STATED GOAL
All lines below must be repeated exactly, with the pictures omitted.

COLLECTED DATA
· · · ·

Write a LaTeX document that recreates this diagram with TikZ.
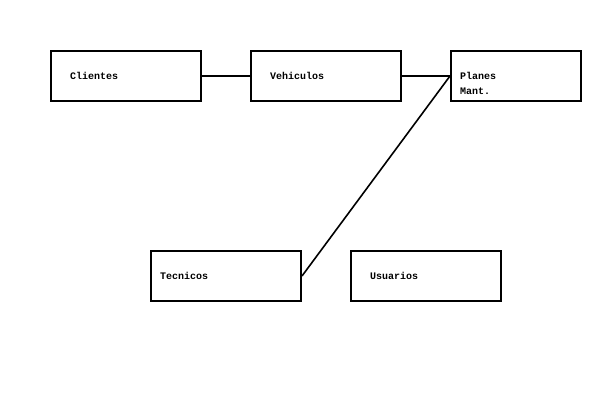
\documentclass[tikz,border=0pt]{standalone}
\usepackage{fontspec}
\setmonofont{Liberation Mono}
\begin{document}
\begin{tikzpicture}[x=1pt,y=-1pt,
  entity/.style={draw,line width=2pt,rectangle,anchor=north west,inner sep=0pt},
  lbl/.style={anchor=base west,inner sep=0pt,font=\ttfamily\bfseries\fontsize{10}{10}\selectfont},
  link/.style={line width=1.6pt}]
\useasboundingbox (0,0) rectangle (600,400);
\node[entity,minimum width=150pt,minimum height=50pt] (cli) at (50,50) {};
\node[entity,minimum width=150pt,minimum height=50pt] (veh) at (250,50) {};
\node[entity,minimum width=130pt,minimum height=50pt] (pla) at (450,50) {};
\node[entity,minimum width=150pt,minimum height=50pt] (tec) at (150,250) {};
\node[entity,minimum width=150pt,minimum height=50pt] (usu) at (350,250) {};
\node[lbl] (tcli) at (70,79) {Clientes};
\node[lbl] (tveh) at (270,79) {Vehiculos};
\node[lbl] (tpla1) at (460,79) {Planes};
\node[lbl] (tpla2) at (460,94) {Mant.};
\node[lbl] (ttec) at (160,279) {Tecnicos};
\node[lbl] (tusu) at (370,279) {Usuarios};
\draw[link] (cli.east) -- (veh.west);
\draw[link] (veh.east) -- (pla.west);
\draw[link] (pla.west) -- (tec.east);
\end{tikzpicture}
\end{document}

· · · ·

ANSWER TO THE EXERCISE
Write a LaTeX document that recreates this diagram with TikZ.
\documentclass[tikz,border=0pt]{standalone}
\usepackage{fontspec}
\setmonofont{Liberation Mono}
\begin{document}
\begin{tikzpicture}[x=1pt,y=-1pt,
  entity/.style={draw,line width=2pt,rectangle,anchor=north west,inner sep=0pt},
  lbl/.style={anchor=base west,inner sep=0pt,font=\ttfamily\bfseries\fontsize{10}{10}\selectfont},
  link/.style={line width=1.6pt}]
\useasboundingbox (0,0) rectangle (600,400);
\node[entity,minimum width=150pt,minimum height=50pt] (cli) at (50,50) {};
\node[entity,minimum width=150pt,minimum height=50pt] (veh) at (250,50) {};
\node[entity,minimum width=130pt,minimum height=50pt] (pla) at (450,50) {};
\node[entity,minimum width=150pt,minimum height=50pt] (tec) at (150,250) {};
\node[entity,minimum width=150pt,minimum height=50pt] (usu) at (350,250) {};
\node[lbl] (tcli) at (70,79) {Clientes};
\node[lbl] (tveh) at (270,79) {Vehiculos};
\node[lbl] (tpla1) at (460,79) {Planes};
\node[lbl] (tpla2) at (460,94) {Mant.};
\node[lbl] (ttec) at (160,279) {Tecnicos};
\node[lbl] (tusu) at (370,279) {Usuarios};
\draw[link] (cli.east) -- (veh.west);
\draw[link] (veh.east) -- (pla.west);
\draw[link] (pla.west) -- (tec.east);
\end{tikzpicture}
\end{document}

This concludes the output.